(Washington) Le secrétaire d’État américain Mike Pompeo a nommé lundi une opposante à l’avortement à la tête d’une commission chargée d’examiner la manière dont les États-Unis protègent les droits humains dans leur politique étrangère.

Mary Ann Glendon, professeure de droit à Harvard et figure du mouvement contre le droit à l’avortement, va diriger une commission des «droits inaliénables» au sein du département d’État.

Ce panel «doit réfléchir à la question la plus fondamentale : Qu’est-ce que cela signifie de dire, ou de prétendre, que quelque chose est un droit humain?», a dit M. Pompeo.

Car pour le secrétaire d’État américain, un chrétien évangélique qui évoque souvent sa foi, «les institutions internationales, pensées et construites pour défendre les droits humains, se sont éloignées de leur mission originelle».

M. Pompeo a toutefois souligné la diversité de la nouvelle commission, composée «d’experts des droits humains, de philosophes et d’activistes, de républicains, de démocrates et d’indépendants». Parmi eux figure Katrina Lantos Swett, une démocrate dont le père, Tom Lantos, a été un opposant des régimes dictatoriaux.

Amnistie Internationale a critiqué cette nouvelle commission, affirmant que les différentes administrations américaines avaient soutenu la Déclaration universelle des droits de l’Homme, adoptée par l’ONU en 1948.

«Cette politisation des droits humains pour ce qui semble être une tentative de poursuivre des politiques haineuses visant les femmes et la communauté LGBT est honteuse», a déclaré Joanne Lin, d’Amnistie Internationale USA.

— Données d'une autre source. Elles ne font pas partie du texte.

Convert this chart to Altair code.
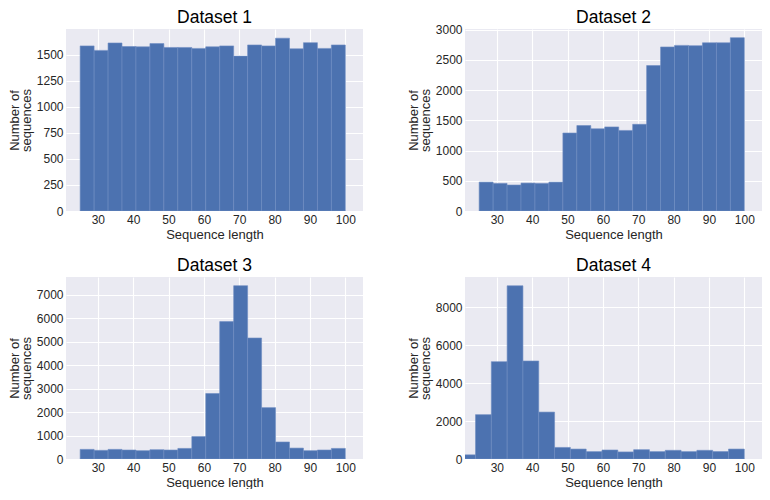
import altair as alt
import numpy as np
import pandas as pd

titles = ["Dataset 1", "Dataset 2", "Dataset 3", "Dataset 4"]

counts1 = [1583, 1540, 1611, 1577, 1574, 1605, 1568, 1568, 1559, 1574,
           1583, 1485, 1592, 1583, 1657, 1555, 1614, 1559, 1592]
counts2 = [478, 457, 430, 462, 457, 478, 1290, 1413, 1360, 1391,
           1333, 1434, 2406, 2714, 2740, 2735, 2783, 2783, 2868]
counts3 = [410, 369, 410, 383, 355, 396, 383, 451, 957, 2789,
           5852, 7383, 5154, 2188, 725, 465, 355, 383, 451]
counts4 = [220, 2339, 5136, 9136, 5169, 2475, 610, 525, 390, 475,
           373, 492, 390, 458, 390, 458, 390, 525]

# histogram ranges (min, max) for each dataset
ranges = [(25, 100), (25, 100), (25, 100), (19.5, 100)]
y_max = [1745, 3011, 7752, 9600]
y_ticks = [
    [0, 250, 500, 750, 1000, 1250, 1500],
    [0, 500, 1000, 1500, 2000, 2500, 3000],
    [0, 1000, 2000, 3000, 4000, 5000, 6000, 7000],
    [0, 2000, 4000, 6000, 8000],
]
x_ticks = [30, 40, 50, 60, 70, 80, 90, 100]
x_domain = [21, 105]
# panel 2's top tick label sits on the top edge, so its title needs less offset
title_offsets = [3, -3, 3, 3]

all_counts = [counts1, counts2, counts3, counts4]

FONT = "Liberation Sans"
TEXT = "#262626"

panels = []
for i, (cnts, (lo, hi)) in enumerate(zip(all_counts, ranges)):
    edges = np.linspace(lo, hi, len(cnts) + 1)
    df = pd.DataFrame({
        "x0": edges[:-1],
        "x1": edges[1:],
        "count": cnts,
    })
    ch = alt.Chart(df).mark_rect(
        color="#4C72B0", stroke="#6f8dc2", strokeWidth=0.6, clip=True
    ).encode(
        x=alt.X("x0:Q", scale=alt.Scale(domain=x_domain, nice=False, zero=False),
                axis=alt.Axis(values=x_ticks, title="Sequence length", format="d")),
        x2="x1:Q",
        y=alt.Y("count:Q", scale=alt.Scale(domain=[0, y_max[i]], nice=False),
                axis=alt.Axis(values=y_ticks[i], title=["Number of", "sequences"], format="d")),
        y2=alt.datum(0),
    ).properties(
        width=297, height=182,
        title=alt.Title(titles[i], fontSize=17.5, font=FONT, color="#000000",
                        fontWeight="normal", offset=title_offsets[i], frame="group"),
    )
    panels.append(ch)

chart = alt.concat(
    *panels, columns=2, spacing={"row": 66, "column": 102}, bounds="flush"
).properties(
    padding=0, background="#FFFFFF",
).configure_view(
    fill="#EAEAF2", stroke=None
).configure_axis(
    grid=True, gridColor="#FFFFFF", gridWidth=1.1, domain=False, ticks=False,
    labelFont=FONT, labelFontSize=12, labelColor=TEXT, labelPadding=3,
    titleFont=FONT, titleFontSize=13, titleColor=TEXT, titleFontWeight="normal",
    titlePadding=3, titleLineHeight=12,
).configure_axisX(
    labelPadding=3, titlePadding=3,
)

chart.save("out.html", embed_options={"renderer": "svg", "actions": False})
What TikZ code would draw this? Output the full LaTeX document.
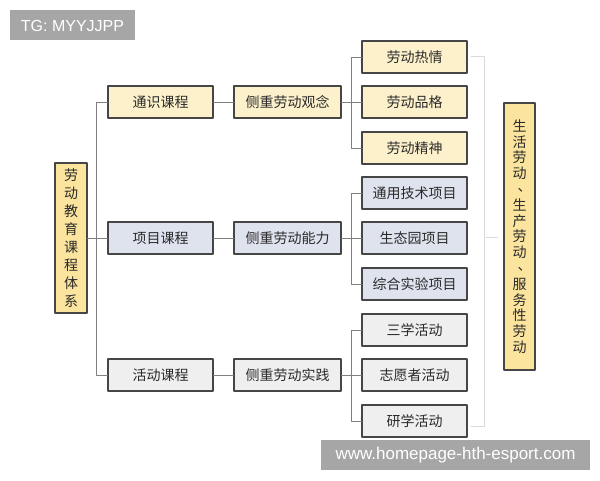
\documentclass[tikz,border=0pt]{standalone}
\usepackage{fontspec}
\setmainfont{Liberation Sans}
\newfontfamily\cjk{Noto Sans CJK SC}
\usetikzlibrary{positioning}
\definecolor{rootfill}{HTML}{FBE49E}
\definecolor{yellowfill}{HTML}{FDF1CC}
\definecolor{bluefill}{HTML}{DFE3EE}
\definecolor{grayfill}{HTML}{EFEFEF}
\definecolor{boxline}{HTML}{464646}
\definecolor{linkgray}{HTML}{808080}
\definecolor{lightline}{HTML}{DADADA}
\definecolor{markgray}{HTML}{A6A6A6}
\definecolor{boxtext}{HTML}{2A2A2A}
% vertical comma, moved up and right in its slot
\newcommand{\vcomma}{\makebox[14pt][l]{\hspace{5pt}\raisebox{3pt}[0pt][0pt]{、}}}

\begin{document}
\begin{tikzpicture}
    [line cap=round,line join=round,x=1pt,y=-1pt,
     box/.style={draw=boxline,line width=1.2pt,minimum width=105pt,minimum height=32pt,
        inner sep=0pt,text=boxtext,font=\cjk\fontsize{14}{16}\selectfont},
     tallbox/.style={box,fill=rootfill,minimum width=32pt,align=center},
     link/.style={draw=linkgray,line width=1pt},
     light/.style={draw=lightline,line width=1pt}]
%page frame
\useasboundingbox (0,0) rectangle (600,480);
\fill[white] (0,0) rectangle (600,480);

%watermarks
\fill[markgray] (10,10) rectangle (135,40);
\node (tag) [anchor=center,text=white,font=\fontsize{16}{16}\selectfont] at (72.5,25.5) {TG: MYYJJPP};
\fill[markgray] (321,440) rectangle (590,470);
\node (site) [anchor=center,text=white,font=\fontsize{17}{17}\selectfont] at (455.5,455.5) {www.homepage-hth-esport.com};

%root and the side note
\node (root) [tallbox,minimum height=150pt,font=\cjk\fontsize{14}{18.1}\selectfont] at (71,238)
    {劳\\动\\教\\育\\课\\程\\体\\系};
\node (side) [tallbox,minimum width=31pt,minimum height=267pt,font=\cjk\fontsize{14}{15.8}\selectfont] at (519.5,236.5)
    {生\\活\\劳\\动\\\vcomma\\生\\产\\劳\\动\\\vcomma\\服\\务\\性\\劳\\动};

%courses
\node (k1) [box,fill=yellowfill] at (160.5,102) {通识课程};
\node (k2) [box,fill=bluefill]   at (160.5,238) {项目课程};
\node (k3) [box,fill=grayfill]   at (160.5,375) {活动课程};

%focus
\node (f1) [box,fill=yellowfill,minimum width=107pt] at (287.5,102) {侧重劳动观念};
\node (f2) [box,fill=bluefill,minimum width=107pt]   at (287.5,238) {侧重劳动能力};
\node (f3) [box,fill=grayfill,minimum width=107pt]   at (287.5,375) {侧重劳动实践};

%contents
\node (c1) [box,fill=yellowfill] at (414.5,57)  {劳动热情};
\node (c2) [box,fill=yellowfill] at (414.5,102) {劳动品格};
\node (c3) [box,fill=yellowfill] at (414.5,148) {劳动精神};
\node (c4) [box,fill=bluefill]   at (414.5,193) {通用技术项目};
\node (c5) [box,fill=bluefill]   at (414.5,238) {生态园项目};
\node (c6) [box,fill=bluefill]   at (414.5,284) {综合实验项目};
\node (c7) [box,fill=grayfill]   at (414.5,330) {三学活动};
\node (c8) [box,fill=grayfill]   at (414.5,375) {志愿者活动};
\node (c9) [box,fill=grayfill]   at (414.5,421) {研学活动};

%tree lines
\draw[link] (root.east) -- (k2.west);
\draw[link] (k1.west) -- ++(-11,0) |- (k3.west);
\draw[link] (k1.east) -- (f1.west);
\draw[link] (k2.east) -- (f2.west);
\draw[link] (k3.east) -- (f3.west);
\draw[link] (f1.east) -- (c2.west);
\draw[link] (f2.east) -- (c5.west);
\draw[link] (f3.east) -- (c8.west);
\draw[link] (c1.west) -- ++(-10,0) |- (c3.west);
\draw[link] (c4.west) -- ++(-10,0) |- (c6.west);
\draw[link] (c7.west) -- ++(-10,0) |- (c9.west);

%light bracket to the side note
\coordinate (brtop) at (471,56);
\coordinate (brbot) at (471,426);
\coordinate (brmid) at (486,237);
\draw[light] (brtop) -- ++(13,0) |- (brbot);
\draw[light] (brmid) -- ([xshift=-6]side.west |- brmid);

 \end{tikzpicture}
\end{document}
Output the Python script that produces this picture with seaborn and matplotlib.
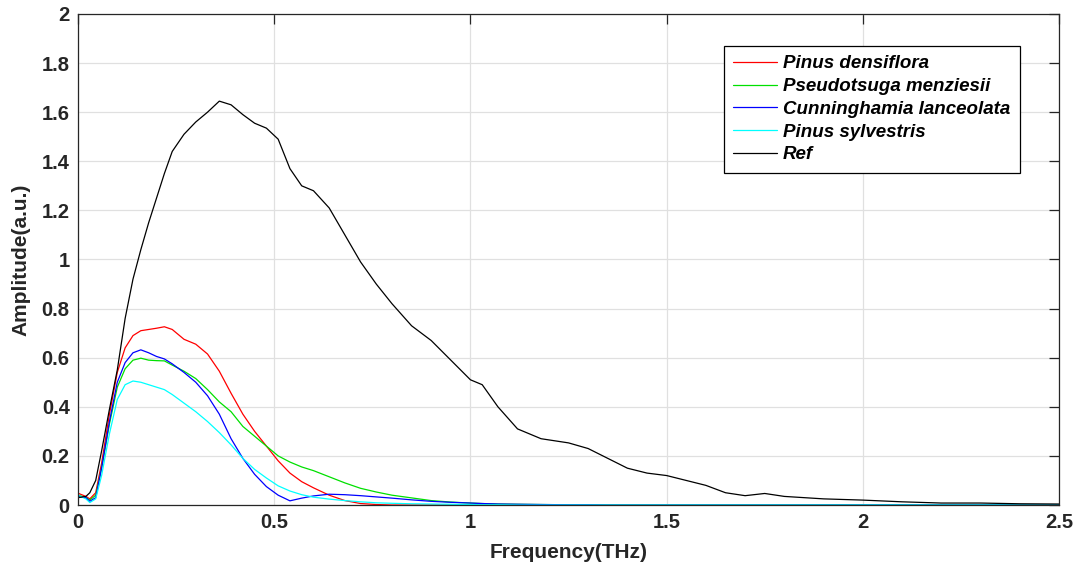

Ce panel «risque de saper de nombreuses normes internationales sur les droits humains que les États-Unis ont aidé à établir», a aussi regretté Eliot Engel, le chef démocrate de la commission des Affaires étrangères à la Chambre des représentants.

Le Conseil de recherche sur la famille, qui s’oppose farouchement à la reconnaissance de l’homosexualité, a au contraire salué la création «historique» de cette commission.

Certains conservateurs dénoncent les grandes organisations des droits humains, en leur reprochant leur défense des droits reproductifs des femmes, des droits des homosexuels ou de l’égalité salariale.

Mme Glendon, ancienne ambassadrice américaine au Saint-Siège, représentait le Vatican lors de la conférence de l’ONU sur les femmes à Pékin en 1995 quand Hillary Clinton, alors première dame des États-Unis, avait affirmé que «les droits des femmes sont un droit humain».

L’universitaire avait critiqué l’accent mis par la conférence sur les politiques de contraception dans les pays en voie de développement.

La commission travaillera «au niveau des principes, pas de la politique», a-t-elle assuré lundi.

Dans un mémo dévoilé dans la presse peu après l’élection de Donald Trump, le gouvernement américain était appelé à utiliser la question des droits humains pour condamner ses rivaux comme la Chine, l’Iran ou Cuba, sans insister auprès de ses alliés comme l’Égypte ou l’Arabie saoudite.  

Les États-Unis ont en outre quitté le Conseil des droits de l’Homme de l’ONU en dénonçant le «sectarisme» de l’instance à l’égard d’Israël.  

La droite religieuse a lancé depuis quelques mois une grande offensive contre le droit à l’avortement dans les États conservateurs, espérant faire revenir la Cour suprême sur son arrêt emblématique qui avait légalisé l’IVG aux États-Unis en 1973.